Pendapat Kalend diamini oleh Afid. “Tapi kalau empat atau lima tahun lalu, saya masih setuju dengan julukan kampung Inggris,” ungkap bujangan asal Tulungagung yang akrab dipanggil Mr.Qumpriet oleh para siswanya ini. Menurutnya, saat itu kondisinya lebih mendukung untuk mempraktekkan bahasa Inggris secara aktif setiap hari mulai dari lokasi kursus, warung makan sampai tempat kos.
“Waktu itu setiap tempat kos memiliki pengurus yang membuat program untuk mempraktekkan bahasa Inggris,” lanjut Afid. Ia menilai etos belajar semacam itu mulai luntur, sehingga atmosfir untuk mempraktekkan bahasa Inggris kurang terjaga. Sedang mengenai julukan Kampung Inggris, senada dengan Mr. Kalend, Afid menduga alasan bisnis-lah yang melatarbelakanginya. “Bahasa Inggris di sini kan sudah menjadi komoditas, barang jualan. Jadi wajar kalau julukan kampung Inggris dijadikan seperti merek dagang oleh banyak lembaga kursus,” tambahnya.
Rejeki Bagi Kampung
Lepas dari tepat tidaknya Pare menyandang julukan Kampung Inggris, menjamurnya tempat-tempat kursus di Tulungrejo dan Pelem menjadi sumber rejeki dan meningkatkan taraf ekonomi masyarakat setempat. Banyak rumah penduduk yang disewa untuk dijadikan tempat kursus, meskipun lebih banyak lagi yang dirombak menjadi tempat kos. Selain itu, bermunculan pula warung makan dan jasa pencucian pakaian yang menjadi sumber pendapatan tambahan.

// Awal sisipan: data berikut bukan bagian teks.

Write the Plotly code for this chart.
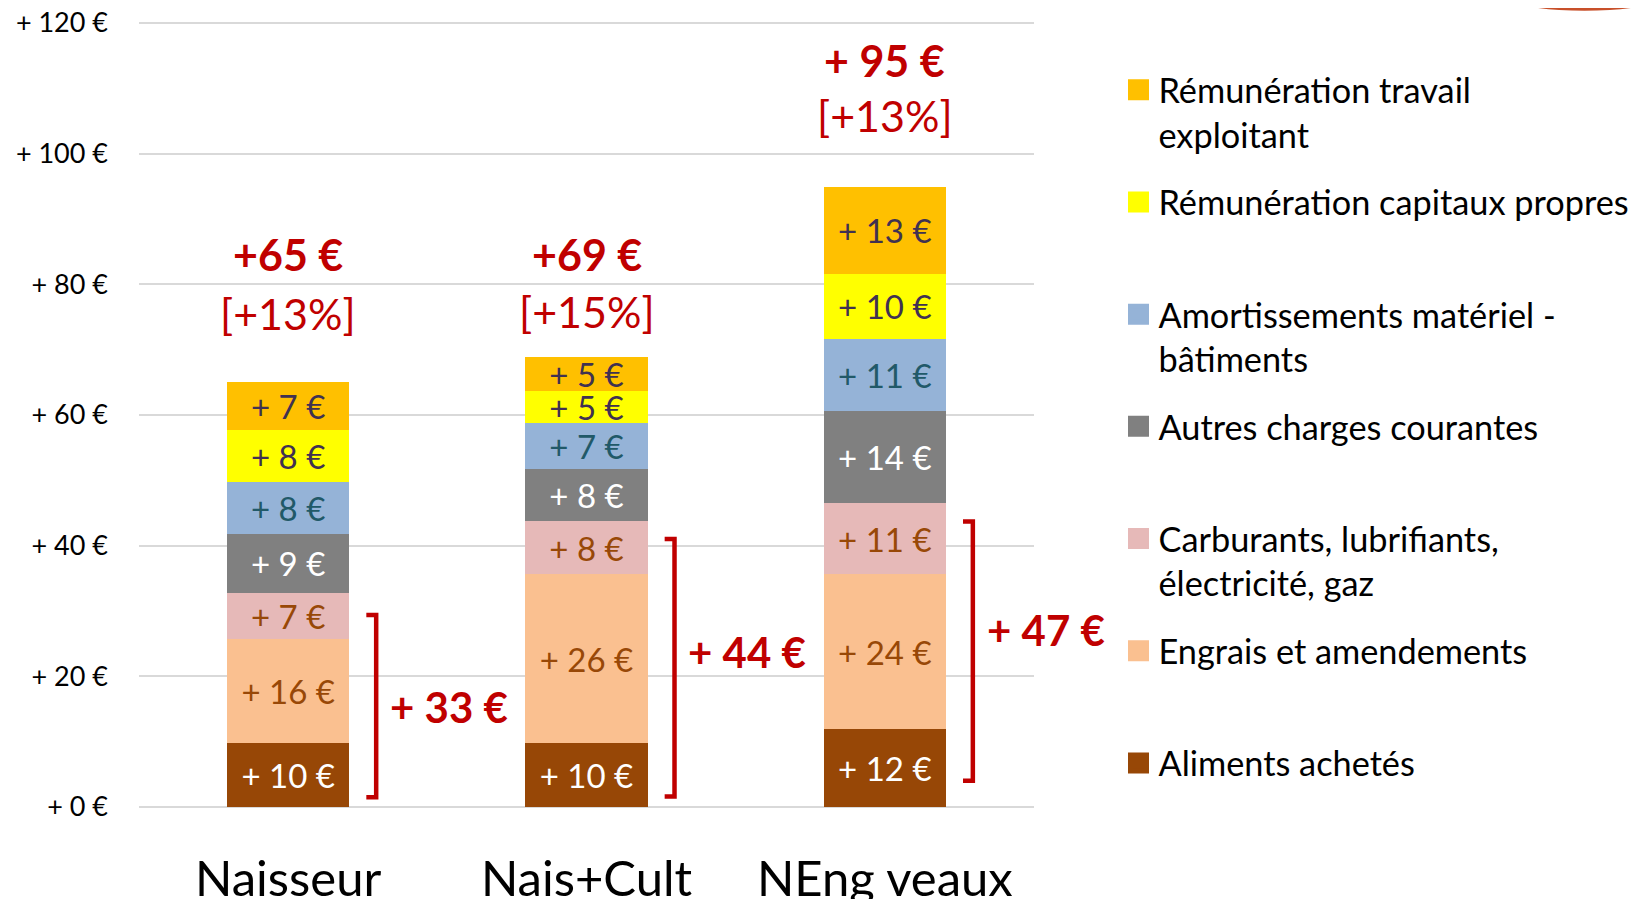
import plotly.graph_objects as go

# ---------------- data ----------------
categories = ["Naisseur", "Nais+Cult", "NEng veaux"]

aliments = [9.8, 9.8, 11.9]
engrais = [15.9, 25.8, 23.7]
carburants = [7.1, 8.2, 10.9]
autres = [9.0, 8.0, 14.1]
amortissements = [8.0, 6.9, 11.1]
rem_capitaux = [7.9, 5.0, 9.9]
rem_travail = [7.4, 5.1, 13.3]

total_labels = ["+65 €", "+69 €", "+ 95 €"]
pct_labels = ["[+13%]", "[+15%]", "[+13%]"]
bracket_labels = ["+ 33 €", "+ 44 €", "+ 47 €"]

y_tick_values = [0, 20, 40, 60, 80, 100, 120]
y_tick_labels = ["+ %d €" % v for v in y_tick_values]

series_names = [
    "Aliments achetés",
    "Engrais et amendements",
    "Carburants, lubrifiants,<br>électricité, gaz",
    "Autres charges courantes",
    "Amortissements matériel -<br>bâtiments",
    "Rémunération capitaux propres",
    "Rémunération travail<br>exploitant",
]
series_values = [aliments, engrais, carburants, autres, amortissements, rem_capitaux, rem_travail]

# ---------------- styles / positions ----------------
colors = ["#974706", "#FAC090", "#E6B9B8", "#808080", "#95B3D7", "#FFFF00", "#FFC000"]
text_colors = ["#FFFFFF", "#984807", "#984807", "#FFFFFF", "#215968", "#403151", "#403151"]
FONT = "Lato"
RED = "#C00000"

total_label_y = [84.5, 84.5, 114.3]
pct_label_y = [75.6, 75.8, 105.8]
bracket_lo = [1.5, 1.6, 4.0]
bracket_hi = [29.4, 41.0, 43.7]
bracket_label_y = [15.3, 23.7, 27.1]

fig = go.Figure()

for name, vals, col, tcol in zip(series_names, series_values, colors, text_colors):
    fig.add_trace(go.Bar(
        x=categories, y=vals, name=name.replace("<br>", " "),
        marker=dict(color=col, line=dict(width=0)),
        width=0.41,
        texttemplate="+ %{y:.0f} €",
        textposition="inside",
        insidetextanchor="middle",
        textangle=0,
        textfont=dict(family=FONT, size=33, color=tcol),
        showlegend=False,
        hoverinfo="skip",
    ))

# legend entries (top to bottom), padded to two lines for even spacing
legend_order = list(range(len(series_names)))[::-1]
for k, idx in enumerate(legend_order):
    nm = series_names[idx]
    if "<br>" not in nm:
        nm = nm + "<br>\u00a0"
    fig.add_trace(go.Scatter(
        x=[None], y=[None], mode="markers", name=nm,
        legendgroup="g%d" % k,
        marker=dict(symbol="square", size=16, color=colors[idx],
                    line=dict(color=colors[idx], width=5)),
    ))

# annotations above bars
for i in range(len(categories)):
    fig.add_annotation(x=i, y=total_label_y[i], text="<b>%s</b>" % total_labels[i],
                       showarrow=False, font=dict(family=FONT, size=43, color=RED),
                       xanchor="center", yanchor="middle")
    fig.add_annotation(x=i, y=pct_label_y[i], text=pct_labels[i],
                       showarrow=False, font=dict(family=FONT, size=43, color=RED),
                       xanchor="center", yanchor="middle")

# brackets
for i in range(len(categories)):
    xv = i + 0.295
    xt = i + 0.262
    fig.add_shape(type="path",
                  path="M %f,%f L %f,%f L %f,%f L %f,%f" % (xt, bracket_hi[i], xv, bracket_hi[i],
                                                              xv, bracket_lo[i], xt, bracket_lo[i]),
                  xref="x", yref="y", line=dict(color=RED, width=4.5))
    fig.add_annotation(x=i + 0.335, y=bracket_label_y[i], text="<b>%s</b>" % bracket_labels[i],
                       showarrow=False, font=dict(family=FONT, size=42, color=RED),
                       xanchor="left", yanchor="middle")

# decorative sliver at top right (cut-off picture in reference)
fig.add_shape(type="circle", xref="paper", yref="paper",
              x0=1.47, x1=1.76, y0=1.013, y1=1.12,
              fillcolor="#C8502A", line=dict(width=0), layer="above")

fig.update_layout(
    width=1635, height=891,
    margin=dict(l=131, r=609, t=13, b=92, autoexpand=False),
    barmode="stack",
    bargap=0.59,
    plot_bgcolor="white", paper_bgcolor="white",
    font=dict(family=FONT, color="black"),
    uniformtext=dict(minsize=33, mode="show"),
    legend=dict(
        x=1.0944, xanchor="left", y=0.9491, yanchor="top",
        font=dict(family=FONT, size=34.3, color="black"),
        traceorder="grouped", valign="top", tracegroupgap=20,
        itemsizing="trace", bgcolor="rgba(0,0,0,0)",
    ),
    xaxis=dict(
        type="category", range=[-0.5, 2.5],
        showgrid=False, showline=False, zeroline=False,
        tickfont=dict(family=FONT, size=49, color="black"),
        ticks="", ticklabelstandoff=39,
    ),
    yaxis=dict(
        range=[0, 120.3], tickmode="array",
        tickvals=y_tick_values, ticktext=y_tick_labels,
        ticklabeloverflow="allow",
        showgrid=True, gridcolor="#D9D9D9", gridwidth=2,
        zeroline=True, zerolinecolor="#D9D9D9", zerolinewidth=2,
        showline=False, ticks="", ticklabelstandoff=30,
        tickfont=dict(family=FONT, size=27, color="black"),
    ),
)

fig.write_html("out.html")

Namun perkembangan ini tidak lantas membuat biaya hidup melonjak. Seperti halnya biaya kursus yang relatif murah, ongkos makan pun sama murahnya. Rata-rata sekali makan dengan menu nasi dan lauk pauk lengkap beserta minuman hanya menghabiskan Rp. 3.500. Biaya kos juga tidak seberapa mahal, berkisar antara Rp. 40.000 hingga Rp. 100.000 per bulan dengan fasilitas kamar berukuran 2 x 3 meter, alas tidur dan lemari pakaian.
Potensi ekonomi sampingan dari bisnis ini memang luarbiasa. Coba bayangkan saja berapa perputaran uang di dua desa ini apabila setiap enam bulan sekali sekurangnya 2000 orang datang bergantian dari berbagai penjuru Indonesia. Hitung saja jika masing-masing peserta kursus membelanjakan, katakanlah minimal Rp. 200.000, maka setiap bulan perputaran uang di Tulungrejo dan sekitarnya mencapai Rp. 400juta. “Padahal saat bulan-bulan liburan sekolah dan kuliah, peminat kursus bisa membludak sampai 5000-an orang,” ujar Afid. Artinya, perputaran uang dalam sebulan di dua desa itu berlipat hingga Rp. 1 milyar!
Angka tersebut tentu bukan nilai yang kecil bagi penduduk yang kebanyakan berprofesi sebagai petani. Tak heran jika lima tahun belakangan ini, seiring makin populernya kawasan Tulungrejo dan Pelem sebagai sentra kursus bahasa Inggris, wajah fisik desa mengalami banyak perubahan. Jalan-jalan tanah di tengah kampung disulap menjadi jalan beraspal mulus dan rumah-rumah penduduk semakin mentereng.
Akan tetapi, di balik geliat ekonomi ini terselip juga ironi. Hampir tidak ada warga asli Pelem dan Tulungrejo yang terlibat langsung dalam pengelolaan tempat-tempat kursus, baik sebagai pengelola maupun pengajar. Banyak diantara anak mudanya yang memutuskan bekerja sebagai buruh pabrik dan profesi lain di berbagai kota, padahal peluang kerja di desanya masih terbuka lebar. “Mungkin mereka merasa gengsi, tapi saya kurang tahu kenapa? Barangkali karena tidak menguasai Bahasa Inggris,” duga Mr. Kalend.
Barangkali inilah pekerjaan rumah terbesar bagi para pengelola lembaga kursus dan masyarakat Pare, yakni menjadikan kaum mudanya dengan percaya diri berkata; “Hi, I am from Pare. And I speak English.”